972 F.2d 1341
William A. ROBERTS, Petitioner-Appellant,
UNITED STATES of America, Respondent-Appellee.
United States Court of Appeals, Ninth Circuit.
Submitted Aug. 12, 1992.*
Decided Aug. 20, 1992.
NOTICE: Ninth Circuit Rule 36-3 provides that dispositions other than opinions or orders designated for publication are not precedential and should not be cited except when relevant under the doctrines of law of the case, res judicata, or collateral estoppel.
Before BRUNETTI, RYMER and KLEINFELD, Circuit Judges.
William A. Roberts, a federal prisoner, appeals pro se the district court's denial of his 28 U.S.C. § 2255 motion challenging his conviction. Roberts contends the district court improperly construed his post-conviction "Motion to Dismiss Defective Indictment Pursuant to Fed.Rule of Crim.Proc. 12(B)(2)" as a section 2255 motion and therefore denied it on an improper basis. We review de novo, United States v. Angelone, 894 F.2d 1129, 1130 (9th Cir.1990), and we affirm.
Section 2255 "has long been available to attack convictions and sentences entered by a court without jurisdiction." United States v. Addonizio, 442 U.S. 178, 185 (1979); see also United States v. Mathews, 833 F.2d 161, 164 (9th Cir.1987) (Fed.R.Crim.P. 35 motion to correct sentence properly construed as section 2255 motion where challenge is to court's jurisdiction). Accordingly, the district court did not err by construing Roberts' Fed.R.Crim.P. 12 motion as a section 2255 motion.

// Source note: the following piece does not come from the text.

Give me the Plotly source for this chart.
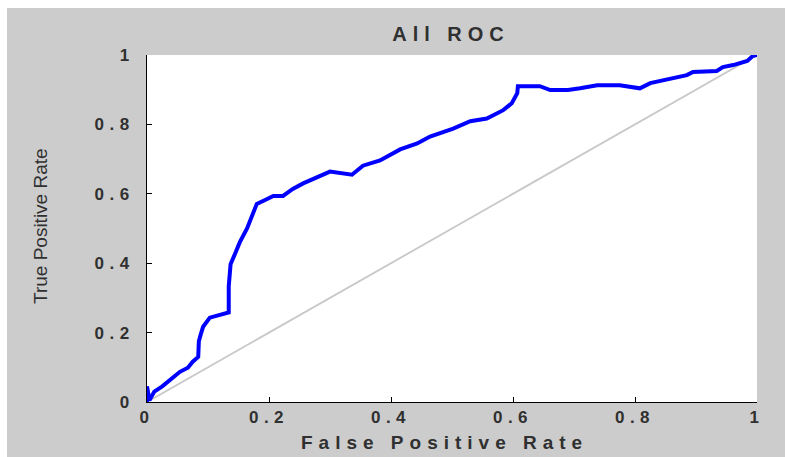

To the extent that Roberts also challenges the district court's denial of the merits of his section 2255 motion, we find this argument unavailing. We have previously considered and rejected each of Roberts' arguments regarding the constitutionality of federal regulation of controlled substance offenses. See, e.g., United States v. Visman, 919 F.2d 1390, 1392-93 (9th Cir.1990) (Congress may regulate purely intrastate controlled substance offenses because it has determined that "intrastate drug activity affects interstate commerce"; 21 U.S.C. § 841(a) " 'is constitutional and [ ] no proof of an interstate nexus is required in order to establish jurisdiction of the subject matter' " (quoting United States v. Montes-Zarate, 552 F.2d 1330, 1331 (9th Cir.1977)), cert. denied, 112 S.Ct. 442 (1991); United States v. Davis, 564 F.2d 840, 843-44 (9th Cir.1977) (delegation of scheduling power to Attorney General was constitutionally valid), cert. denied, 434 U.S. 1015 (1978). Therefore, the district court did not err by denying Roberts relief on any of these bases.